To prevent the next pandemic, governments must protect nature, according to a report released yesterday.
The report, issued by the Intergovernmental Science-Policy Platform on Biodiversity and Ecosystem Services (IPBES), echoes the findings of a recent study co-authored by Conservation International scientists. Published in the journal Nature in July, that study found that reducing deforestation, restricting the global wildlife trade and monitoring the emergence of new viruses before they spread could drastically reduce the risk of another pandemic — at a fraction of the cost of coronavirus response efforts to date.
“The science is not in dispute at all about this,” said Conservation International scientist Lee Hannah — a co-author of the Nature study and a peer reviewer of the IPBES report — to National Geographic. “Deforestation is a prime driver of pandemics.”

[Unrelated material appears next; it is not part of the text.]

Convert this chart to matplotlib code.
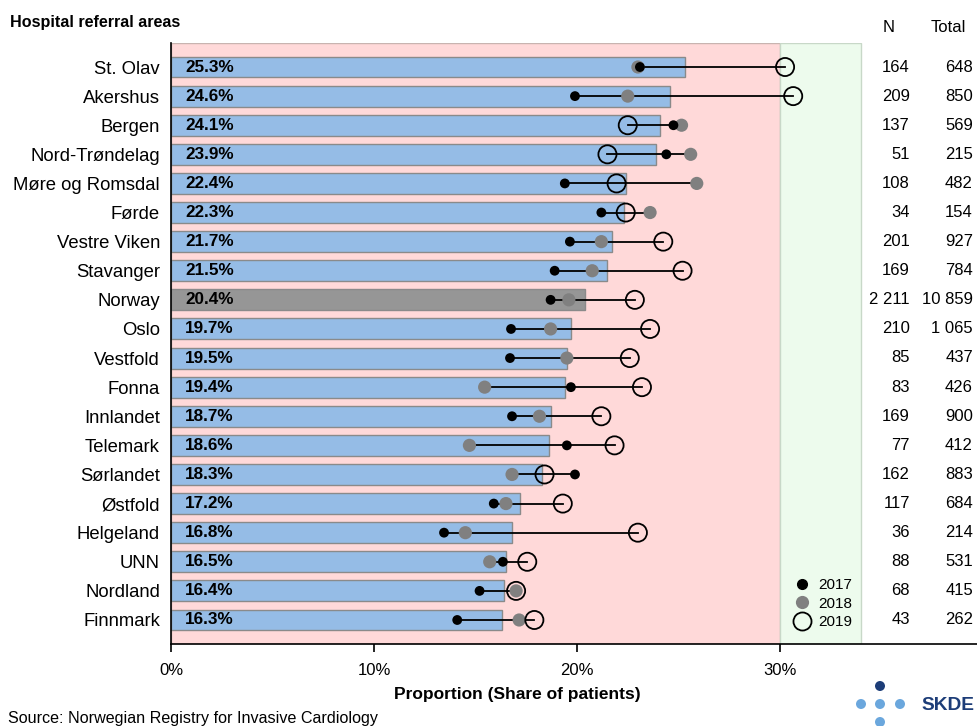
import matplotlib
matplotlib.use("Agg")
import matplotlib.pyplot as plt
from matplotlib.lines import Line2D
from matplotlib.patches import Rectangle, Ellipse

plt.rcParams['font.family'] = ['Liberation Sans', 'DejaVu Sans']

areas = ["St. Olav", "Akershus", "Bergen", "Nord-Trøndelag", "Møre og Romsdal", "Førde",
         "Vestre Viken", "Stavanger", "Norway", "Oslo", "Vestfold", "Fonna", "Innlandet",
         "Telemark", "Sørlandet", "Østfold", "Helgeland", "UNN", "Nordland", "Finnmark"]
share = [25.3, 24.6, 24.1, 23.9, 22.4, 22.3, 21.7, 21.5, 20.4, 19.7, 19.5, 19.4, 18.7,
         18.6, 18.3, 17.2, 16.8, 16.5, 16.4, 16.3]
y2017 = [23.1, 19.9, 24.75, 24.4, 19.4, 21.2, 19.65, 18.9, 18.7, 16.75, 16.7, 19.7, 16.8,
         19.5, 19.9, 15.9, 13.45, 16.35, 15.2, 14.1]
y2018 = [23.0, 22.5, 25.15, 25.6, 25.9, 23.6, 21.2, 20.75, 19.6, 18.7, 19.5, 15.45, 18.15,
         14.7, 16.8, 16.5, 14.5, 15.7, 17.0, 17.15]
y2019 = [30.25, 30.65, 22.5, 21.5, 21.95, 22.4, 24.25, 25.2, 22.85, 23.6, 22.6, 23.2, 21.2,
         21.85, 18.4, 19.3, 23.0, 17.55, 17.0, 17.9]
n_vals = ["164", "209", "137", "51", "108", "34", "201", "169", "2 211", "210", "85", "83",
          "169", "77", "162", "117", "36", "88", "68", "43"]
totals = ["648", "850", "569", "215", "482", "154", "927", "784", "10 859", "1 065", "437",
          "426", "900", "412", "883", "684", "214", "531", "415", "262"]
xticks = [0, 10, 20, 30]
xticklabels = ["0%", "10%", "20%", "30%"]

W, H = 978, 726
fig = plt.figure(figsize=(W / 100, H / 100), dpi=100)
ax = fig.add_axes([171 / W, 1 - 644 / H, (W - 171) / W, (644 - 43) / H])
xmax = (W - 171) / 20.3
ax.set_xlim(0, xmax)
n = len(areas)
ax.set_ylim(n - 1 + 0.825, -0.825)

# background zones
ax.add_patch(Rectangle((0, -0.825), 30, n - 1 + 1.65, facecolor='#ffd9d9',
                       edgecolor='#c8b4b0', lw=1, zorder=0))
ax.add_patch(Rectangle((30, -0.825), 4, n - 1 + 1.65, facecolor='#edfbed',
                       edgecolor='#c8d8c8', lw=1, zorder=0))

ypos = list(range(n))
colors = ['#969696' if a == "Norway" else '#95bce6' for a in areas]
ax.barh(ypos, share, height=0.72, color=colors, edgecolor='#8a8a8a', lw=1, zorder=2)

for i in range(n):
    lo = min(y2017[i], y2018[i], y2019[i])
    hi = max(y2017[i], y2018[i], y2019[i])
    ax.plot([lo, hi], [i, i], color='black', lw=1.3, zorder=3)
    ax.text(0.7, i, f"{share[i]:.1f}%", ha='left', va='center', fontsize=12.3,
            fontweight='bold', zorder=5)

ax.scatter(y2018, ypos, s=90, color='#808080', edgecolors='none', zorder=4)
ax.scatter(y2017, ypos, s=50, color='black', edgecolors='none', zorder=5)
ax.scatter(y2019, ypos, s=170, facecolors='none', edgecolors='black', lw=1.3, zorder=6)

ax.set_yticks(ypos)
ax.set_yticklabels(areas, fontsize=13.3)
ax.tick_params(axis='y', length=0, pad=8)
ax.set_xticks(xticks)
ax.set_xticklabels(xticklabels, fontsize=12)
ax.tick_params(axis='x', length=6, width=1.2, direction='out', pad=8)
for s in ['top', 'right']:
    ax.spines[s].set_visible(False)
ax.spines['left'].set_linewidth(1.2)
ax.spines['bottom'].set_linewidth(1.2)
ax.spines['left'].set_zorder(7)

# N / Total columns
for i in range(n):
    yfig = 1 - (67 + 29.1 * i) / H
    fig.text(910 / W, yfig, n_vals[i], ha='right', va='center', fontsize=12)
    fig.text(973 / W, yfig, totals[i], ha='right', va='center', fontsize=12)
fig.text(889 / W, 1 - 27 / H, "N", ha='center', va='center', fontsize=12)
fig.text(948 / W, 1 - 27 / H, "Total", ha='center', va='center', fontsize=12)

fig.text(10 / W, 1 - 22 / H, "Hospital referral areas", ha='left', va='center',
         fontsize=11.6, fontweight='bold')
fig.text(517 / W, 1 - 695 / H, "Proportion (Share of patients)", ha='center', va='center',
         fontsize=12.5, fontweight='bold')
fig.text(8 / W, 1 - 719 / H, "Source: Norwegian Registry for Invasive Cardiology",
         ha='left', va='center', fontsize=11.6)

# legend
handles = [Line2D([], [], marker='o', ls='', color='black', markersize=7),
           Line2D([], [], marker='o', ls='', color='#808080', markeredgecolor='none', markersize=9.5),
           Line2D([], [], marker='o', ls='', markerfacecolor='none', markeredgecolor='black',
                  markeredgewidth=1.3, markersize=13)]
leg = ax.legend(handles, ["2017", "2018", "2019"], loc='lower left',
                bbox_to_anchor=(783 / W, 1 - 637 / H), bbox_transform=fig.transFigure,
                frameon=False, fontsize=11, handletextpad=0.3, labelspacing=0.3,
                borderpad=0, handlelength=1.5)
leg.set_zorder(8)

# SKDE logo
dark = '#1d3d78'
light = '#6ba7dd'
for (cx, cy, c) in [(880, 686, dark), (861, 704, light), (880, 704, light), (900, 704, light),
                    (880, 722, light)]:
    fig.patches.append(Ellipse((cx / W, 1 - cy / H), 10 / W, 10 / H, transform=fig.transFigure,
                               facecolor=c, edgecolor='none'))
fig.text(921 / W, 1 - 705 / H, "SKDE", ha='left', va='center', fontsize=13.8,
         fontweight='bold', color=dark)

fig.savefig("out.png", dpi=100)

In the past century, two new animal-borne viruses have emerged from nature every year; these numbers are expected to skyrocket over the next decade — which many scientists have now dubbed “the Pandemic Era.”
The cause, they say: Human activities such as development and agricultural expansion are encroaching deeper into undisturbed forests, exposing more humans to wildlife — and the diseases they may carry.
According to both the report and Hannah’s recent research, preventing these human-wildlife interactions by expanding protected areas and ramping up wildlife conservation efforts is critical to avoiding future outbreaks of “zoonotic” diseases (diseases that spread from animals to humans).
“I think the really important thing is understanding the scale at which we have to operate here,” Hannah told National Geographic. “This isn’t about pumping things up a notch; this is about taking things to a level they’ve never been taken before. There’s a selfish reason to do this, which is protecting ourselves.”